*Records*
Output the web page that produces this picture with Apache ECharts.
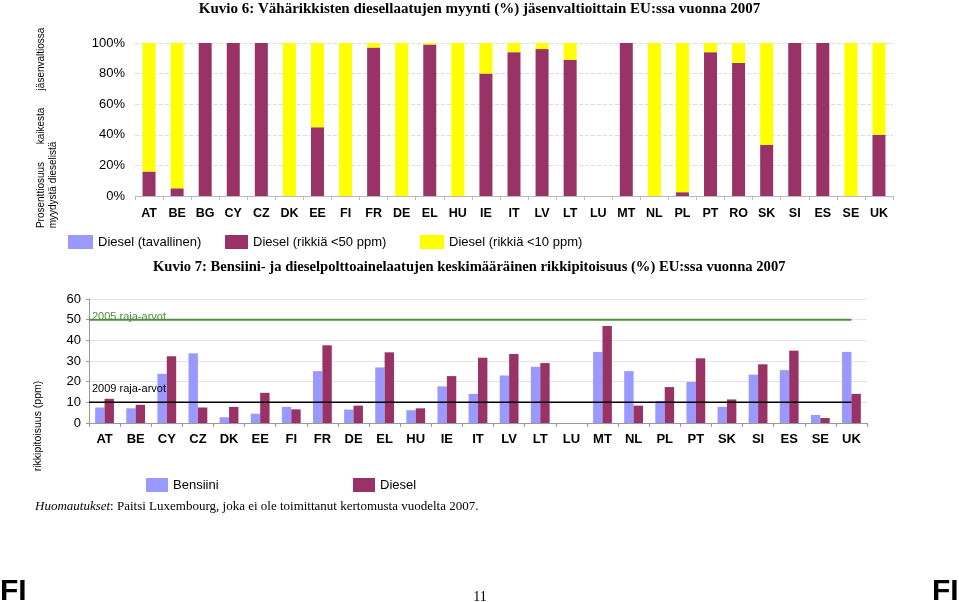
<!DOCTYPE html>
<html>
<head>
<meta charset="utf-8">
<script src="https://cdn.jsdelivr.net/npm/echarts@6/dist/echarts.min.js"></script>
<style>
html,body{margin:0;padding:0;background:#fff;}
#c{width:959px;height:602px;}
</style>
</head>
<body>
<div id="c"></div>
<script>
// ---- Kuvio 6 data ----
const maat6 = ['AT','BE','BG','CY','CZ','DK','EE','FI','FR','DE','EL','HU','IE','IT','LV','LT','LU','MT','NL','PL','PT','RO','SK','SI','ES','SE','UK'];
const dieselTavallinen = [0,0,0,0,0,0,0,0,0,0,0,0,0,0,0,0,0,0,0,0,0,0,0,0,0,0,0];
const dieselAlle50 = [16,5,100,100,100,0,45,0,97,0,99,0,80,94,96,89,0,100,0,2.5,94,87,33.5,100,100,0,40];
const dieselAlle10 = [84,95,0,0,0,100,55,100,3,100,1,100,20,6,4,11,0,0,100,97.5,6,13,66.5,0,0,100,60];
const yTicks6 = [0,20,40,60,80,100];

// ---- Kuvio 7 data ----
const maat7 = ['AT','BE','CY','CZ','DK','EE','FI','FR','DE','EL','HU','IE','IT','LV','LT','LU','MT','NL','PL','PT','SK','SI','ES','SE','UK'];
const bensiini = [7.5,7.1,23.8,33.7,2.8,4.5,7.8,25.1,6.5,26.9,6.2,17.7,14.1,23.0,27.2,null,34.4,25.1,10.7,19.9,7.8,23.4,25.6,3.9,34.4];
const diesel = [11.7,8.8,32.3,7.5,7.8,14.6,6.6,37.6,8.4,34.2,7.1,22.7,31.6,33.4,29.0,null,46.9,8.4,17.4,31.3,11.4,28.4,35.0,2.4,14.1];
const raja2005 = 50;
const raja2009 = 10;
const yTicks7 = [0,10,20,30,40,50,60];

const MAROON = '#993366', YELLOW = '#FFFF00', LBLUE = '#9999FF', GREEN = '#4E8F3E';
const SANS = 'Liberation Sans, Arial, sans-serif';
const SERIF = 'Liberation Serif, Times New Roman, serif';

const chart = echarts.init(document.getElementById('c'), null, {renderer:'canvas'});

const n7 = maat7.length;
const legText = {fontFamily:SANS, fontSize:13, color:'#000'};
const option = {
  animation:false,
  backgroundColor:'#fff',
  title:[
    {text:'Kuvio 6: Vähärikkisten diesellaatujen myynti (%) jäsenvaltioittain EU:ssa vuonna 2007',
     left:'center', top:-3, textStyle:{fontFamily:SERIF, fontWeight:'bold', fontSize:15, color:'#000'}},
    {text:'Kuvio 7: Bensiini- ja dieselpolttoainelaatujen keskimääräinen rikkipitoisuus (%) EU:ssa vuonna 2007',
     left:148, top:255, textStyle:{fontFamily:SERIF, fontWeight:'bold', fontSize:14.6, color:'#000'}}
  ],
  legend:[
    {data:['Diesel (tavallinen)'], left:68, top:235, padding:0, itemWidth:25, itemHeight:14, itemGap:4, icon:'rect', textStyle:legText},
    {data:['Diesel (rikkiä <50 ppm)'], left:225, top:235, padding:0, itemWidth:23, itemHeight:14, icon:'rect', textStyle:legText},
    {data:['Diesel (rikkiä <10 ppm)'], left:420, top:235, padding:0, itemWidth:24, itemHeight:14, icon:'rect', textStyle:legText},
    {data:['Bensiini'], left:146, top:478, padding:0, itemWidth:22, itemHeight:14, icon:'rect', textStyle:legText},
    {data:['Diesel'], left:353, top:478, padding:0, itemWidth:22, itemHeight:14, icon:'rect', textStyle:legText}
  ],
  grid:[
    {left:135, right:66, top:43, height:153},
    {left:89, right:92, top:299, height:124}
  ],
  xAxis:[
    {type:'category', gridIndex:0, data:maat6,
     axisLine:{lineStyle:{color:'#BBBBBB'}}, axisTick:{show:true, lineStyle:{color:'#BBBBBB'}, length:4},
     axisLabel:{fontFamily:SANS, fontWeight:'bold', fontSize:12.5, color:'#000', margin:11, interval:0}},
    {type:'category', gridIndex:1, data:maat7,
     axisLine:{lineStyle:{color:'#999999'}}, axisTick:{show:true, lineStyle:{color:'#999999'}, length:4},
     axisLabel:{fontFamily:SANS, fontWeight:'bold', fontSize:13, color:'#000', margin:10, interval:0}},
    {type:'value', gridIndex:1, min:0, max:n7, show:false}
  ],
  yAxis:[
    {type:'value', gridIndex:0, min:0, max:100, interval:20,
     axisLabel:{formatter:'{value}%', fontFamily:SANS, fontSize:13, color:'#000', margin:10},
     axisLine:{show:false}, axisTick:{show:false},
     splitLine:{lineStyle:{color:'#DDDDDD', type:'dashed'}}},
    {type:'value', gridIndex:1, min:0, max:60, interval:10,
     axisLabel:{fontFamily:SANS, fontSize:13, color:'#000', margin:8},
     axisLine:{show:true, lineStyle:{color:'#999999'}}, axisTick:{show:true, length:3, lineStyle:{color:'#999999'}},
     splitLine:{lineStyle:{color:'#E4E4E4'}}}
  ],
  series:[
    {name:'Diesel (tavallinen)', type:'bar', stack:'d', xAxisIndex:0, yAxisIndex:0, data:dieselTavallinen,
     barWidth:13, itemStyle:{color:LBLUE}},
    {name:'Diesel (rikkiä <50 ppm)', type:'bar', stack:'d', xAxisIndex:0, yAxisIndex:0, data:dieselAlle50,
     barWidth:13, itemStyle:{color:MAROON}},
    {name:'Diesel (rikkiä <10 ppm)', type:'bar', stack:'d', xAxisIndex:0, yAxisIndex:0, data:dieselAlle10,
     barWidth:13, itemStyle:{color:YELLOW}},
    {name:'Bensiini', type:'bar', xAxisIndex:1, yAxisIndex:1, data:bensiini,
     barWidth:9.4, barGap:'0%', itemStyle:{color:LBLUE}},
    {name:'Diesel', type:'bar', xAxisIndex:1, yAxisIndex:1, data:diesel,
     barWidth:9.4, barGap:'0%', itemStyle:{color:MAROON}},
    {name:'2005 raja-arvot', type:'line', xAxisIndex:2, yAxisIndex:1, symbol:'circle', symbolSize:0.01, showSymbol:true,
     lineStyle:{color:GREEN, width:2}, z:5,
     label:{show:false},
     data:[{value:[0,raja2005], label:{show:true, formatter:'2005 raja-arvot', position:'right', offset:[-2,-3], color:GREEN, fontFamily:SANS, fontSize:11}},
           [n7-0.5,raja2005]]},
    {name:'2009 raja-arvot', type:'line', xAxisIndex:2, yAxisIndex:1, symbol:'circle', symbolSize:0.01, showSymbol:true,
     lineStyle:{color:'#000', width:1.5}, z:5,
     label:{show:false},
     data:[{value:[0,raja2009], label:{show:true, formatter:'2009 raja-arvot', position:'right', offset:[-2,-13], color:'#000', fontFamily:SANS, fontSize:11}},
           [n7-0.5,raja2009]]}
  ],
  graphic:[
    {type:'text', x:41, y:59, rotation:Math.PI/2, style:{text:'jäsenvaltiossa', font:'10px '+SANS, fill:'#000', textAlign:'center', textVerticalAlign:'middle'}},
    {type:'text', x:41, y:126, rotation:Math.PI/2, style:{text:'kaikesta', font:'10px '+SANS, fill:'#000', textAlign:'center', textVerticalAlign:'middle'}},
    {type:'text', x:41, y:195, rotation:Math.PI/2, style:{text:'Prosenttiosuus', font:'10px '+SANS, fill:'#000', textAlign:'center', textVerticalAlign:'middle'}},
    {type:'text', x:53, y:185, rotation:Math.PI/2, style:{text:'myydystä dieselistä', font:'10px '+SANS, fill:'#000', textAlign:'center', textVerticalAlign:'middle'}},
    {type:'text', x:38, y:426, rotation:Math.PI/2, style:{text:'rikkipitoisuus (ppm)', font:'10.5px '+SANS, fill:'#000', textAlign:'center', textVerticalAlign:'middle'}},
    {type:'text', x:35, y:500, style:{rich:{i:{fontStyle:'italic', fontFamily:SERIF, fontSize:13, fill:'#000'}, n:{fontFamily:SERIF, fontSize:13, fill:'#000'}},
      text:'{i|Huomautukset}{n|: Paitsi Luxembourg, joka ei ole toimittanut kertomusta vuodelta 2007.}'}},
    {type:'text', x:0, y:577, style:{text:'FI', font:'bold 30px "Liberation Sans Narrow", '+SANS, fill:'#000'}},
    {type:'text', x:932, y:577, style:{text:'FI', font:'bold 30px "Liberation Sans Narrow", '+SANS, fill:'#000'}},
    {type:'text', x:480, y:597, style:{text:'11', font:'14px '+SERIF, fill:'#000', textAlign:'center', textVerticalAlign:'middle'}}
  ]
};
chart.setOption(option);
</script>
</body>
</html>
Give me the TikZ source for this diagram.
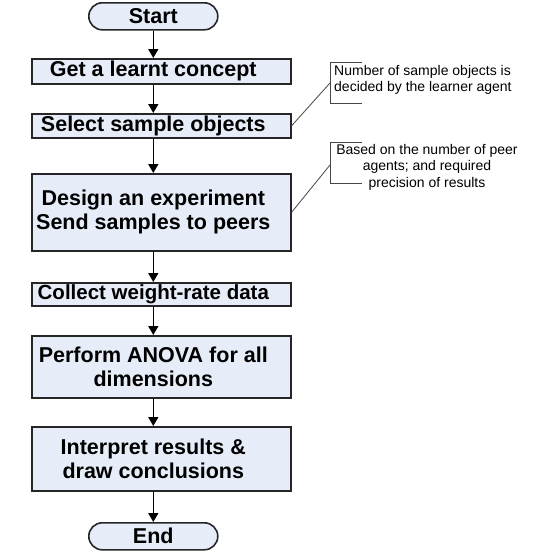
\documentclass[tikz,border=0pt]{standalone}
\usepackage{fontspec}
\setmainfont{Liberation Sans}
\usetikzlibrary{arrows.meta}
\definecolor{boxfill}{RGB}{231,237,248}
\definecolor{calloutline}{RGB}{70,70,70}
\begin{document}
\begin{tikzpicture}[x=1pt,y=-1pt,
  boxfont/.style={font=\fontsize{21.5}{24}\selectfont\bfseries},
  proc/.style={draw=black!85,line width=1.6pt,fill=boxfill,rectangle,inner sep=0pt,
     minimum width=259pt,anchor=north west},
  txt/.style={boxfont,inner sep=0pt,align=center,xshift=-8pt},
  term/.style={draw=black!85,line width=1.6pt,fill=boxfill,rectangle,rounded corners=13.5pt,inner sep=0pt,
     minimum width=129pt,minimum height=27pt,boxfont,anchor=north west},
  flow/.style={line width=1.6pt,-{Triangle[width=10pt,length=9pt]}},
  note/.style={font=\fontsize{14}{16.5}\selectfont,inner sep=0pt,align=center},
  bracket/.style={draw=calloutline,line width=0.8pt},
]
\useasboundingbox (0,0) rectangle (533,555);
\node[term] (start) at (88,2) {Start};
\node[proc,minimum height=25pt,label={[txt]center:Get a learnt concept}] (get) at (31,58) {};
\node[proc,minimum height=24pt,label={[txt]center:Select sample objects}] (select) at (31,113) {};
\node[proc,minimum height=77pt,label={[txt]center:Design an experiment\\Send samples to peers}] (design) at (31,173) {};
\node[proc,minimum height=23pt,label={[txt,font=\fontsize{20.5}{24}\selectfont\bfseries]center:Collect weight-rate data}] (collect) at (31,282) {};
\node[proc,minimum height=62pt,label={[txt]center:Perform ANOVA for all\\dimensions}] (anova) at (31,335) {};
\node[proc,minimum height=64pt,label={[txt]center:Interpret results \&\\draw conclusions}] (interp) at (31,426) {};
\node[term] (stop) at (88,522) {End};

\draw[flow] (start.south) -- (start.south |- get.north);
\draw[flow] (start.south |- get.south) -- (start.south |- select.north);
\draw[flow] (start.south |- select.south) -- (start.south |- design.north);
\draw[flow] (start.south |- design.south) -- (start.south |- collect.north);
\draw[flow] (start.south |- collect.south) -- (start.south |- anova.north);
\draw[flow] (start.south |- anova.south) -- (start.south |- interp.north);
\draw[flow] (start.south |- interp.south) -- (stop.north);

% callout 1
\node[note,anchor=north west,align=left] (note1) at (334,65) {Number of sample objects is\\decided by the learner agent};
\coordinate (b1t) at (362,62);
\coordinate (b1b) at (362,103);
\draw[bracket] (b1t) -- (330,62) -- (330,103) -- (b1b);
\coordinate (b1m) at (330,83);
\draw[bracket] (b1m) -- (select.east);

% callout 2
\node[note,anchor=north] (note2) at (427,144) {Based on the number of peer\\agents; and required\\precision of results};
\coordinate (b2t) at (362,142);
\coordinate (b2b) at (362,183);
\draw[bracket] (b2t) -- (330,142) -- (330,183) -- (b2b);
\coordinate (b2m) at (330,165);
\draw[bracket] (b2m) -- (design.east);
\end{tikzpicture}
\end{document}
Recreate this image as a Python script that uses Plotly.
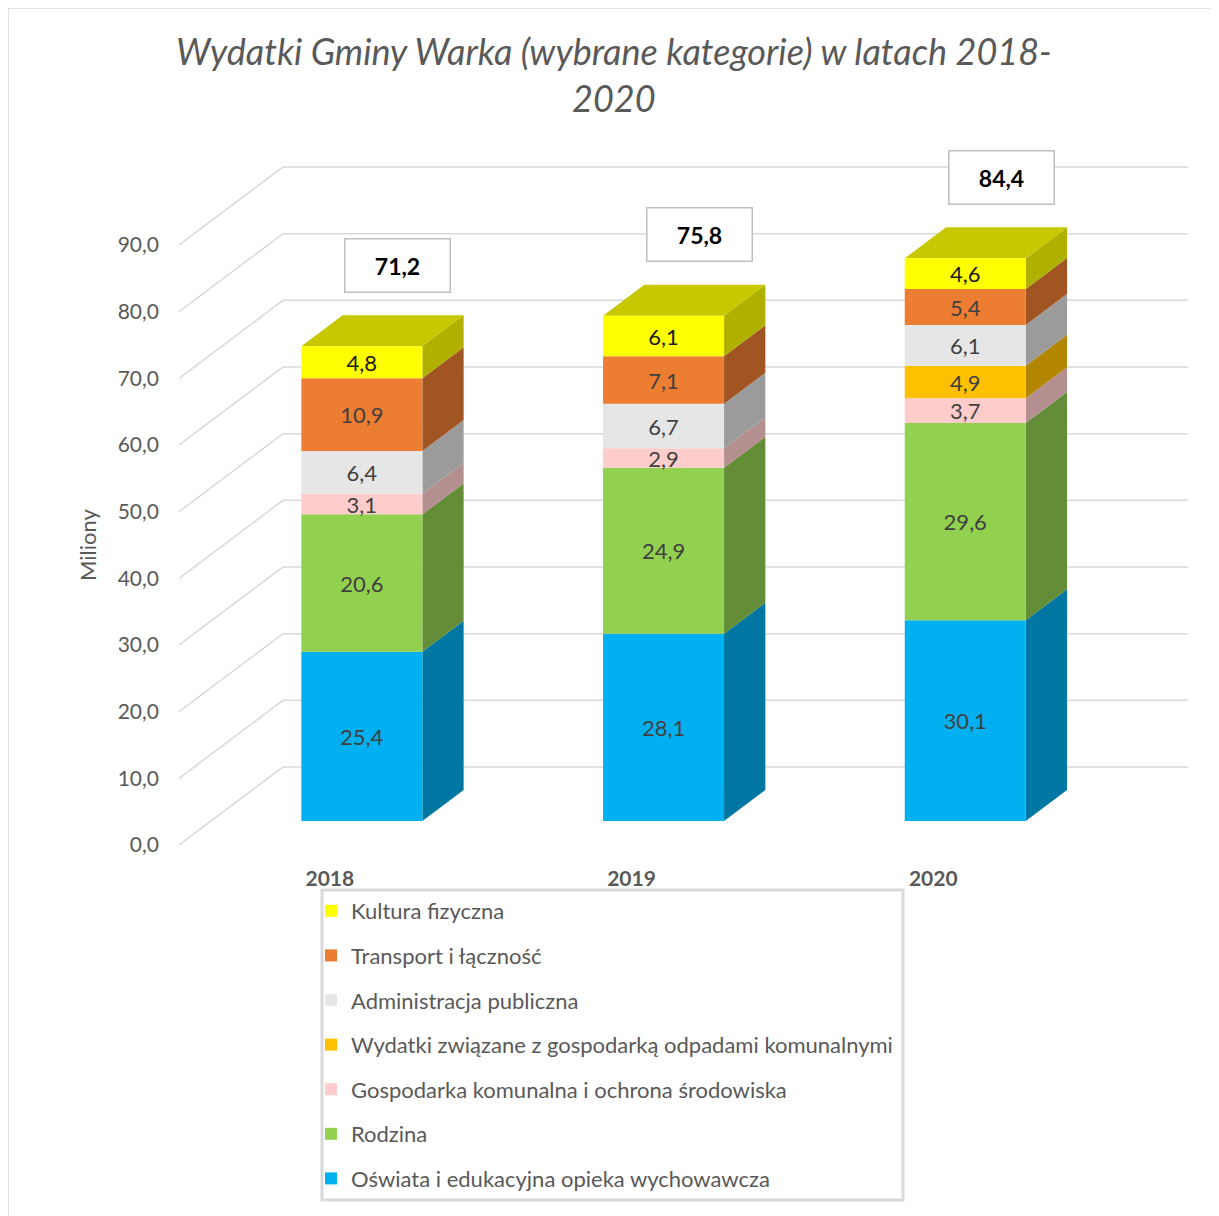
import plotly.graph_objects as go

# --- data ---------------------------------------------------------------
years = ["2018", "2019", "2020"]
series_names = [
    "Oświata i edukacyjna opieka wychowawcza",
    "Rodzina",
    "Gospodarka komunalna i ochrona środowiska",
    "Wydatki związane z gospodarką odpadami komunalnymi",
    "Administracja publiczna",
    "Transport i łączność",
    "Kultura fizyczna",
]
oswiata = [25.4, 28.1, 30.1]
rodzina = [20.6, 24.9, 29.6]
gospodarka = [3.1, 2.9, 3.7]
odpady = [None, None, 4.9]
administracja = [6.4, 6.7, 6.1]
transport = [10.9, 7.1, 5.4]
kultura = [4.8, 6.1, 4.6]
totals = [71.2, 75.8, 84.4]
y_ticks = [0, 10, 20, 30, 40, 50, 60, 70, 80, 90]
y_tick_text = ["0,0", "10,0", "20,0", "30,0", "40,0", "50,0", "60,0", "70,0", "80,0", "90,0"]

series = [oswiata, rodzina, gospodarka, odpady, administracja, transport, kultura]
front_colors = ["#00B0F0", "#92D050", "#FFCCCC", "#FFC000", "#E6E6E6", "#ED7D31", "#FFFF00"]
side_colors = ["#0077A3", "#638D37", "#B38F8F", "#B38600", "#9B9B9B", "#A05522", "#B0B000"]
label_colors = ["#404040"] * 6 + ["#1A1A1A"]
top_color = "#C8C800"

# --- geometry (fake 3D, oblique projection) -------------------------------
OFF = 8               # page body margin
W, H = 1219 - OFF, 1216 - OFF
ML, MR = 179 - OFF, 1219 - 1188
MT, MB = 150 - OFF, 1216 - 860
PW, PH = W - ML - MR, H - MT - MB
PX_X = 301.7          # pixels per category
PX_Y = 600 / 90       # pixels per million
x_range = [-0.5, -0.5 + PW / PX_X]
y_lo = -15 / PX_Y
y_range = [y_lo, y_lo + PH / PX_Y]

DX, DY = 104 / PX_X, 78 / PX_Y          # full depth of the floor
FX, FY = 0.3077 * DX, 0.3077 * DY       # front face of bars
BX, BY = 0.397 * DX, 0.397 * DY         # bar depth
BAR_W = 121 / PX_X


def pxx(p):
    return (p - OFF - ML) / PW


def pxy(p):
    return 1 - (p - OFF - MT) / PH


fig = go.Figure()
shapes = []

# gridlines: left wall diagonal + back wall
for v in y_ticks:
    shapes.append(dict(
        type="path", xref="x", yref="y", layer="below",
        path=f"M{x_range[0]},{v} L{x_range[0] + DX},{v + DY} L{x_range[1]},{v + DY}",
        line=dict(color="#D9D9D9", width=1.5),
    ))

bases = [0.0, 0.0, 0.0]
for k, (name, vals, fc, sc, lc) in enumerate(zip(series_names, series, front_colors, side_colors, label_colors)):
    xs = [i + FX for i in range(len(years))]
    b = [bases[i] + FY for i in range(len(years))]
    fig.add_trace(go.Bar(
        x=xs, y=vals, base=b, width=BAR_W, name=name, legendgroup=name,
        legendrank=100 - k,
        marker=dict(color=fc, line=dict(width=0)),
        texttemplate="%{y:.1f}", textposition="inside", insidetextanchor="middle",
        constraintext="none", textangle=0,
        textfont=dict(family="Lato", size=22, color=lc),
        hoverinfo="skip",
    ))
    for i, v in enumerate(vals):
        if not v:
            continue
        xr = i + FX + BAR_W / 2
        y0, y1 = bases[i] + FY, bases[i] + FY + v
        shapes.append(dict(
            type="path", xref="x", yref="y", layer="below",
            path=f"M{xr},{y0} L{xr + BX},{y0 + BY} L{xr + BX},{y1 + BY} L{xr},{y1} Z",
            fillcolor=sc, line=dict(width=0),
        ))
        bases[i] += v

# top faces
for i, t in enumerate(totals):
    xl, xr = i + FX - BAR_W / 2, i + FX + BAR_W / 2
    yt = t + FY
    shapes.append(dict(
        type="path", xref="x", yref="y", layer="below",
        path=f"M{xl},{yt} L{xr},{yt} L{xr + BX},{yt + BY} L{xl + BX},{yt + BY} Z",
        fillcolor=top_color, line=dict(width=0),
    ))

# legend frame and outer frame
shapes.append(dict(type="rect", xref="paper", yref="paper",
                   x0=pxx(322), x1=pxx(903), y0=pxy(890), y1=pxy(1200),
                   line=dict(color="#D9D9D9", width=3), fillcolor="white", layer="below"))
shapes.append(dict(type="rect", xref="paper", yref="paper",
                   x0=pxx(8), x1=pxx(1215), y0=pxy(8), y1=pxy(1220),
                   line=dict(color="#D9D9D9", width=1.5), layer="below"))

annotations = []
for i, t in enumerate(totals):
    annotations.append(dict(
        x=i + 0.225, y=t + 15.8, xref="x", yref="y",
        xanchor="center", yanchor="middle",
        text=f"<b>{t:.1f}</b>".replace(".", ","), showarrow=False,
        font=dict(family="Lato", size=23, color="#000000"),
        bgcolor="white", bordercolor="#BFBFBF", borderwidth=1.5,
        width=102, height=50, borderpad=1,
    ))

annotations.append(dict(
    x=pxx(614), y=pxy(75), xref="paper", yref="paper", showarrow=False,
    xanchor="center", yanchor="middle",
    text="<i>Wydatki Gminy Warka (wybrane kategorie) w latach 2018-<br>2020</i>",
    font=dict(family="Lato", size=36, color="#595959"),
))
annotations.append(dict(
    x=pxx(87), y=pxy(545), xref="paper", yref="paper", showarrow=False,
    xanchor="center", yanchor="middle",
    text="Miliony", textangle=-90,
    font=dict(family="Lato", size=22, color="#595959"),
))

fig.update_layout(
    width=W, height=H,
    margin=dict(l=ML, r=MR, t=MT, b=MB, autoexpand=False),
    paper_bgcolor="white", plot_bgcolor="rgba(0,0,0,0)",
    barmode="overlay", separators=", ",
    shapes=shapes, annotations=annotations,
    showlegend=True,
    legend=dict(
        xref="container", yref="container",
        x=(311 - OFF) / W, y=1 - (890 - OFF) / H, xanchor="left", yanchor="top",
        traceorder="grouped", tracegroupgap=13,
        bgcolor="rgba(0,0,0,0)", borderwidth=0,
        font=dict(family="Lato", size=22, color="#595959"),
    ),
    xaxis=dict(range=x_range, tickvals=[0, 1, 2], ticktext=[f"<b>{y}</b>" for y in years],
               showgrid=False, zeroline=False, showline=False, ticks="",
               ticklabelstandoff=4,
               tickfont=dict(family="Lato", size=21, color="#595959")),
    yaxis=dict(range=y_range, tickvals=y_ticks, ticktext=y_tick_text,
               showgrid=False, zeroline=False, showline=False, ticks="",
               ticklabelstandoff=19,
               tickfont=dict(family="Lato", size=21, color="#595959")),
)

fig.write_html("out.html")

*Aim*
Pictures stay out. Repeat only the lines from the beginning of the data through the line that has "const yTicks6 = [0,20,40,60,80,100];".

*Output for this task*
Output the web page that produces this picture with Apache ECharts.
<!DOCTYPE html>
<html>
<head>
<meta charset="utf-8">
<script src="https://cdn.jsdelivr.net/npm/echarts@6/dist/echarts.min.js"></script>
<style>
html,body{margin:0;padding:0;background:#fff;}
#c{width:959px;height:602px;}
</style>
</head>
<body>
<div id="c"></div>
<script>
// ---- Kuvio 6 data ----
const maat6 = ['AT','BE','BG','CY','CZ','DK','EE','FI','FR','DE','EL','HU','IE','IT','LV','LT','LU','MT','NL','PL','PT','RO','SK','SI','ES','SE','UK'];
const dieselTavallinen = [0,0,0,0,0,0,0,0,0,0,0,0,0,0,0,0,0,0,0,0,0,0,0,0,0,0,0];
const dieselAlle50 = [16,5,100,100,100,0,45,0,97,0,99,0,80,94,96,89,0,100,0,2.5,94,87,33.5,100,100,0,40];
const dieselAlle10 = [84,95,0,0,0,100,55,100,3,100,1,100,20,6,4,11,0,0,100,97.5,6,13,66.5,0,0,100,60];
const yTicks6 = [0,20,40,60,80,100];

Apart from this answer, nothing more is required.